Ancora lui. Lo Special One, il Vate di Setubal, José Mourinho. Sono passati due anni e mezzo da quando l’allenatore portoghese ha lasciato l’Inter, eppure il legame con il mondo nerazzurro resta fortissimo. Si può dire che quasi ogni volta in cui Mou parla, arriva qualche dichiarazione d’amore per la società del presidente Moratti. Il servizio mandato in onda lunedì sera da una televisione portoghese (la TVI), non fa eccezione. José Mourinho, come abitudine, non usa giri di parole, ed esalta i nerazzurri: “L’Inter è il club in cui mi è piaciuto di più stare. Nessun altro mi ha regalato la stessa felicità. L’Inter è una famiglia e io appartengo alla famiglia nerazzurra per sempre. Quando l’ho lasciata ho pianto più di una volta. Ho vissuto in un ambiente fantastico, dalla Pinetina, dove ci si allenava, a San Siro”. Sono tanti i momenti intensi ripercorsi durante l’intervista. Il primo aneddoto inedito sul suo periodo nerazzurro riguarda lo scudetto 2008-2009: “Il mio primo scudetto all’Inter non lo abbiamo vinto in campo bensì al centro sportivo di Appiano Gentile. Era un sabato e il nostro inseguitore era il Milan, che nell’anticipo di quella sera era stato battuto (dall’Udinese ndR) rendendoci così campioni. Era la terzultima di campionato e noi dovevamo giocare il giorno dopo col Siena. Al centro esplose subito la baldoria, con tutta la squadra a chiedermi di andare a festeggiare in Piazza Duomo assieme ai tifosi. Io ho pensato: se ci andiamo non andremo a letto prima delle tre-quattro del mattino e poi scendiamo in campo stanchi e addormentati e la striscia di partite di fila sempre vinte finisce lì. No, non possiamo farlo: ‘Tutti a letto’ ho tuonato. Quando già ero in camera mia pronto a coricarmi bussa alla porta Júlio Cesar. Il suo era un grido di dolore, piangeva a dirotto: ‘Mister, dobbiamo andarci in Piazza Duomo, ci aspettano in migliaia. Se non ci andremo tu in vita tua non vincerai più niente’. Parole che sembravano una maledizione. Ho pensato: ‘Sono fregato’. Non sono superstizioso, ma quelle parole mi hanno lasciato traballante. Bene. Andiamoci tutti: e così è avvenuto. I tifosi quando ci hanno scoperto sono diventati pazzi. Siamo tornati ad Appiano verso le tre di domenica e i giocatori sono stati fantastici, dando tutto per non perdere l’imbattibilità e per non consentire agli avversari di dire che avevano battuto i neocampioni d’Italia”.

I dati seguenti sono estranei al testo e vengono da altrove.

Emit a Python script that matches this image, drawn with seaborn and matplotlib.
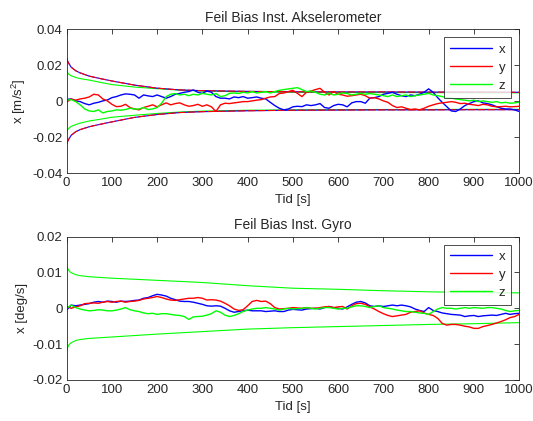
import numpy as np
import pandas as pd
import matplotlib
matplotlib.use("Agg")
import matplotlib.pyplot as plt
import seaborn as sns

# time grid of the bias estimates [s]
t = np.arange(0, 1001, 10)

# accelerometer bias estimates [1e-3 m/s^2]
acc_x = [1.0, 1.3, 0.2, -0.2, -1.3, -2.0, -1.1, -0.6, 0.2, 0.7,
         2.0, 2.6, 3.5, 4.1, 3.9, 3.5, 1.7, 3.5, 3.0, 2.6,
         3.5, 2.6, 1.7, 2.6, 3.9, 4.4, 5.0, 5.4, 6.3, 5.0,
         4.4, 5.7, 5.0, 2.6, 1.7, 1.7, 1.3, 2.4, 2.0, 2.6,
         1.7, 2.0, 2.4, 1.7, 1.3, -0.6, -2.4, -3.9, -4.8, -4.3,
         -3.1, -2.8, -3.0, -2.0, -2.4, -2.0, -1.3, -3.5, -3.9, -2.4,
         -1.7, -2.0, -3.1, -0.9, -0.2, -0.2, -1.1, 1.7, 2.0, 2.6,
         3.9, 4.4, 5.0, 3.9, 3.1, 2.6, 3.5, 3.1, 3.9, 5.0,
         6.9, 5.0, 2.0, -0.6, -3.0, -5.4, -5.7, -4.3, -2.4, -1.3,
         -0.2, 0.2, -0.9, -1.3, -2.0, -3.0, -3.9, -4.3, -4.3, -4.8,
         -5.7]
acc_y = [-0.5, 1.3, 0.6, 1.3, 1.7, 2.4, 3.9, 3.5, 1.3, 0.2,
         -1.7, -3.0, -2.8, -1.7, -3.5, -4.3, -4.8, -3.5, -2.8, -2.0,
         -3.1, -2.0, -0.9, -2.0, -1.3, -0.9, -2.0, -2.8, -2.4, -1.7,
         -2.8, -2.0, -3.1, -5.7, -2.0, -1.1, -1.3, -0.9, -0.6, -0.2,
         -0.2, 0.2, 0.6, 0.9, 1.7, 2.4, 2.6, 4.3, 4.6, 5.4,
         6.1, 4.4, 2.6, 5.0, 5.7, 6.5, 7.2, 5.0, 3.5, 5.4,
         3.9, 3.5, 2.8, 3.1, 3.5, 3.9, 3.1, 1.7, 2.0, 1.3,
         0.2, -0.6, -2.4, -3.5, -3.1, -3.9, -4.6, -4.3, -4.8, -3.9,
         -2.8, -2.0, -1.3, -0.9, -0.6, -0.2, -0.6, -1.3, -1.1, -1.7,
         -2.0, -2.4, -1.7, -2.0, -2.8, -3.1, -3.0, -2.8, -3.1, -3.0,
         -2.8]
acc_z = [0.6, 0.9, -0.2, -2.0, -4.3, -5.4, -5.7, -4.8, -6.5, -5.7,
         -5.4, -4.8, -5.0, -4.6, -3.9, -4.4, -4.3, -3.5, -4.6, -4.3,
         -3.5, -1.1, 2.6, 3.9, 4.3, 3.5, 3.9, 3.1, 3.9, 3.5,
         4.4, 3.9, 3.5, 4.3, 2.6, 3.1, 4.4, 4.6, 4.3, 5.0,
         4.6, 5.4, 4.6, 5.0, 5.4, 4.6, 5.4, 6.1, 6.5, 6.9,
         7.2, 7.6, 6.5, 5.4, 5.7, 5.0, 3.9, 3.5, 4.4, 3.5,
         3.9, 4.6, 4.3, 3.5, 3.9, 4.4, 3.9, 4.3, 3.9, 3.5,
         3.1, 2.6, 3.5, 2.6, 3.1, 3.5, 2.6, 3.1, 3.5, 3.9,
         4.4, 3.5, 3.1, 2.6, 2.0, 1.7, 1.3, 0.9, 0.6, 0.2,
         0.6, -0.2, 0.2, -0.2, -0.6, -0.2, -0.9, -0.6, -1.1, -0.9,
         -0.6]

# accelerometer uncertainty bounds [1e-3 m/s^2]
acc_bound_t = [0, 2, 5, 10, 20, 30, 50, 75, 100, 150, 200, 250, 300,
               400, 500, 600, 700, 800, 900, 1000]
acc_xy_upper = [24, 22.5, 21, 19, 17, 15.8, 14, 12.6, 11.3, 9, 7.3, 6.3, 5.9,
                5.5, 5.3, 5.2, 5.2, 5.1, 5.1, 5.0]
acc_xy_lower = [-24, -22.5, -21, -19, -17, -15.8, -14.2, -12.8, -11.5, -9,
                -7.4, -6.3, -5.8, -5.3, -5.0, -4.9, -4.8, -4.8, -4.7, -4.7]
acc_z_upper = [17, 16, 15, 14.2, 13.3, 12.6, 11.8, 10.5, 9.3, 7.9, 7.0, 6.2,
               5.7, 5.2, 5.0, 4.9, 4.8, 4.8, 4.7, 4.7]
acc_z_lower = [-17.5, -16, -15, -14, -13, -12.2, -11, -10, -8.9, -7.8, -6.8,
               -6.0, -5.5, -5.0, -4.8, -4.7, -4.6, -4.6, -4.5, -4.5]

# gyro bias estimates [1e-3 deg/s]
gyr_x = [-0.5, 0.9, 0.7, 0.9, 1.1, 1.3, 1.7, 1.9, 1.7, 2.0,
         1.9, 1.7, 2.0, 1.9, 2.0, 2.2, 2.3, 2.8, 3.0, 3.5,
         3.9, 3.7, 3.4, 2.8, 2.4, 2.0, 1.9, 1.9, 1.7, 1.4,
         1.1, 0.7, 0.6, 0.7, 0.6, 0.0, -0.7, -1.1, -0.9, -0.7,
         -0.5, -0.7, -0.7, -0.7, -0.9, -0.8, -0.7, -0.9, -0.9, -0.5,
         -0.3, -0.4, -0.5, -0.2, -0.1, 0.0, -0.2, 0.2, 0.5, 0.2,
         0.0, -0.2, 0.4, 1.1, 1.7, 1.9, 1.5, 0.7, 0.5, 0.7,
         0.5, 0.7, 0.9, 0.7, 0.9, 0.7, 0.4, -0.2, -0.6, -0.9,
         0.2, -0.6, -0.9, -1.3, -1.5, -1.7, -1.8, -1.9, -2.3, -2.1,
         -2.0, -2.3, -2.1, -2.0, -1.9, -2.0, -1.7, -1.4, -1.7, -1.5,
         -1.4]
gyr_y = [0.5, 0.0, 0.4, 0.7, 1.3, 1.4, 1.5, 1.4, 1.7, 1.9,
         1.7, 1.9, 2.0, 1.7, 1.9, 2.0, 2.2, 2.6, 2.8, 3.0,
         3.3, 3.0, 2.6, 2.3, 2.2, 2.4, 2.6, 2.8, 2.8, 3.0,
         2.8, 2.3, 2.4, 2.3, 2.0, 1.4, 0.7, -0.2, -0.6, -0.4,
         0.7, 1.9, 2.2, 1.9, 2.0, 1.3, 0.2, -0.2, -0.1, 0.0,
         0.2, 0.1, 0.0, 0.2, 0.0, 0.0, 0.2, 0.4, 0.5, 0.2,
         0.4, 0.5, -0.2, 0.7, 1.3, 1.4, 1.1, 0.4, -0.2, -0.9,
         -1.5, -2.0, -2.3, -2.1, -1.9, -1.7, -1.1, -0.9, -0.7, -1.3,
         -1.7, -2.0, -2.8, -4.2, -4.7, -4.5, -4.5, -4.7, -5.0, -5.2,
         -5.6, -5.6, -5.1, -4.8, -4.5, -4.1, -3.7, -3.2, -2.6, -2.3,
         -1.7]
gyr_z = [0.0, 0.9, 0.2, -0.2, -0.5, -0.7, -0.6, -0.4, -0.5, -0.7,
         -0.7, -0.5, -0.2, 0.2, -0.4, -0.7, -0.9, -1.3, -1.5, -1.4,
         -1.7, -1.5, -1.5, -1.7, -1.9, -2.0, -2.3, -3.1, -2.4, -2.3,
         -2.2, -1.9, -1.5, -0.7, -1.1, -1.9, -2.3, -2.0, -1.5, -0.9,
         -0.5, -0.2, 0.0, 0.0, 0.2, 0.0, -0.2, -0.5, -0.2, 0.0,
         -0.2, -0.1, 0.0, 0.2, 0.0, -0.2, 0.0, 0.2, 0.2, 0.0,
         -0.2, 0.0, 0.0, 0.4, 0.7, 0.7, 0.5, 0.2, 0.5, 0.7,
         0.2, 0.0, -0.2, -0.5, -0.7, -0.9, -0.9, -1.1, -1.3, -1.4,
         -1.7, -0.9, -0.2, 0.2, 0.0, 0.0, -0.2, 0.0, 0.2, 0.0,
         0.2, 0.1, 0.0, 0.2, 0.2, 0.0, -0.2, -0.6, -0.9, -0.7,
         -0.6]

# gyro z uncertainty bounds [1e-3 deg/s]
gyr_bound_t = [0, 2, 5, 10, 20, 30, 50, 100, 150, 200, 300, 400, 500, 600,
               700, 800, 900, 1000]
gyr_z_upper = [12.1, 11.2, 10.5, 9.9, 9.4, 9.1, 8.8, 8.4, 8.1, 7.8, 7.2, 6.3,
               5.6, 5.3, 4.9, 4.6, 4.4, 4.3]
gyr_z_lower = [-12.1, -11, -10.2, -9.6, -9.0, -8.7, -8.4, -8.0, -7.6, -7.2,
               -6.5, -5.8, -5.4, -5.1, -4.8, -4.5, -4.3, -4.0]

sns.set_style("white")
plt.rcParams["font.family"] = ["Liberation Sans", "DejaVu Sans"]
plt.rcParams["axes.unicode_minus"] = False
plt.rcParams["mathtext.fontset"] = "custom"
plt.rcParams["mathtext.rm"] = "Liberation Sans"
plt.rcParams["mathtext.it"] = "Liberation Sans"

BLUE, RED, GREEN = (0, 0, 1), (1, 0, 0), (0, 1, 0)
FS = 9.5
TXT = "#262626"

fig = plt.figure(figsize=(5.33, 4.21), dpi=100)
ax1 = fig.add_axes([0.125, 0.589, 0.849, 0.341])
ax2 = fig.add_axes([0.125, 0.0974, 0.849, 0.3406])


def bound(ax, tb, vals, color, dashes=None):
    line = sns.lineplot(x=np.array(tb, float), y=np.array(vals) * 1e-3, ax=ax,
                        color=color, lw=0.8, legend=False).lines[-1]
    if dashes is not None:
        line.set_dashes(dashes)


def walk(ax, vals, color, name):
    sns.lineplot(x=t, y=np.array(vals) * 1e-3, ax=ax, color=color,
                 lw=1.0, label=name)


def style(ax, title, ylabel, ylim, yticks, ytexts):
    ax.set_xlim(0, 1000)
    ax.set_ylim(*ylim)
    ax.set_xticks(np.arange(0, 1001, 100))
    ax.set_yticks(yticks)
    ax.set_yticklabels(ytexts)
    ax.tick_params(direction="in", length=3.5, width=0.6, top=True,
                   right=True, labelsize=FS, pad=3, colors=TXT)
    for s in ax.spines.values():
        s.set_color(TXT)
        s.set_linewidth(0.6)
    ax.set_title(title, fontsize=10, pad=5.5, color=TXT)
    ax.set_xlabel("Tid [s]", fontsize=FS, labelpad=3.5, color=TXT)
    ax.set_ylabel(ylabel, fontsize=FS, labelpad=3, color=TXT)
    leg = ax.legend(loc="upper right", fontsize=FS, handlelength=3.2,
                    frameon=True, fancybox=False, borderaxespad=0.6,
                    labelspacing=0.45, borderpad=0.45, handletextpad=0.5)
    leg.get_frame().set_edgecolor("#202020")
    leg.get_frame().set_linewidth(0.7)


# accelerometer panel
bound(ax1, acc_bound_t, acc_z_upper, GREEN)
bound(ax1, acc_bound_t, acc_z_lower, GREEN)
bound(ax1, acc_bound_t, acc_xy_upper, BLUE)
bound(ax1, acc_bound_t, acc_xy_lower, BLUE)
bound(ax1, acc_bound_t, acc_xy_upper, RED, dashes=(7, 2))
bound(ax1, acc_bound_t, acc_xy_lower, RED, dashes=(7, 2))
walk(ax1, acc_x, BLUE, "x")
walk(ax1, acc_y, RED, "y")
walk(ax1, acc_z, GREEN, "z")
style(ax1, "Feil Bias Inst. Akselerometer", r"x [m/s$^2$]", (-0.04, 0.04),
      [-0.04, -0.02, 0, 0.02, 0.04], ["-0.04", "-0.02", "0", "0.02", "0.04"])

# gyro panel
bound(ax2, gyr_bound_t, gyr_z_upper, GREEN)
bound(ax2, gyr_bound_t, gyr_z_lower, GREEN)
walk(ax2, gyr_x, BLUE, "x")
walk(ax2, gyr_y, RED, "y")
walk(ax2, gyr_z, GREEN, "z")
style(ax2, "Feil Bias Inst. Gyro", "x [deg/s]", (-0.02, 0.02),
      [-0.02, -0.01, 0, 0.01, 0.02], ["-0.02", "-0.01", "0", "0.01", "0.02"])

fig.savefig("out.png", dpi=100)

L’Inter infatti vinse 3-0 con le reti di Cambiasso, Balotelli e Ibrahimovic, completando nel modo migliore la festa per lo scudetto. “Questi ricordi, lo ripeto, mi procurano tanta nostalgia – ha aggiunto Mourinho –. Gioisco per i successi dell’Inter e soffro quando l’Inter viene battuta o fermata”. Mourinho ha un ricordo speciale persino per un trofeo tutto sommato minore, come la Supercoppa Italiana 2008, conquistata ai calci di rigore contro la Roma. Mou la ricorda così: “Fra l’altro, l’unica volta in vita mia in cui ho vinto ai rigori è stata la Supercoppa Italiana conquistata contro la Roma, il primo dei miei trofei nerazzurri. E’ che quando si va ai rigori per decidere il vincitore mi assale il panico. Così perdo sempre, comprese due semifinali di Champions League. Soltanto l’Inter mi ha regalato anche questa gioia”. Il momento più commovente arriva però quando rievoca il Triplete del 2010, in particolare le lacrime per la vittoria della Champions al Bernabeu e il lungo abbraccio con Marco Materazzi che di fatto sancì l’addio all’Inter. Davanti a tanto dispiacere, la domanda è d’obbligo: perché ha lasciato Milano per il Real Madrid? “Anch’io — ha risposto José — mi sono chiesto perché l’ho fatto. E’ giusto, allora, che lo spieghi. Era la terza volta che il Real mi proponeva la sua panchina. I miei amici dicevano: ‘Puoi essere un grande allenatore, ma se non sei campione con il Real Madrid ci sarà sempre nella tua carriera un qualcosa che mancherà, un buco sempre aperto’. Capello ce l’aveva fatta. Allora ho deciso di impegnarmi personalmente con Florentino Perez. E ci sono andato. Ma per l’Inter ho una nostalgia che è sempre presente”. Chissà che questa nostalgia non sfoci in un ritorno a Milano, prima o poi… Di certo, il ‘popolo’ nerazzurro gli vorrà sempre bene.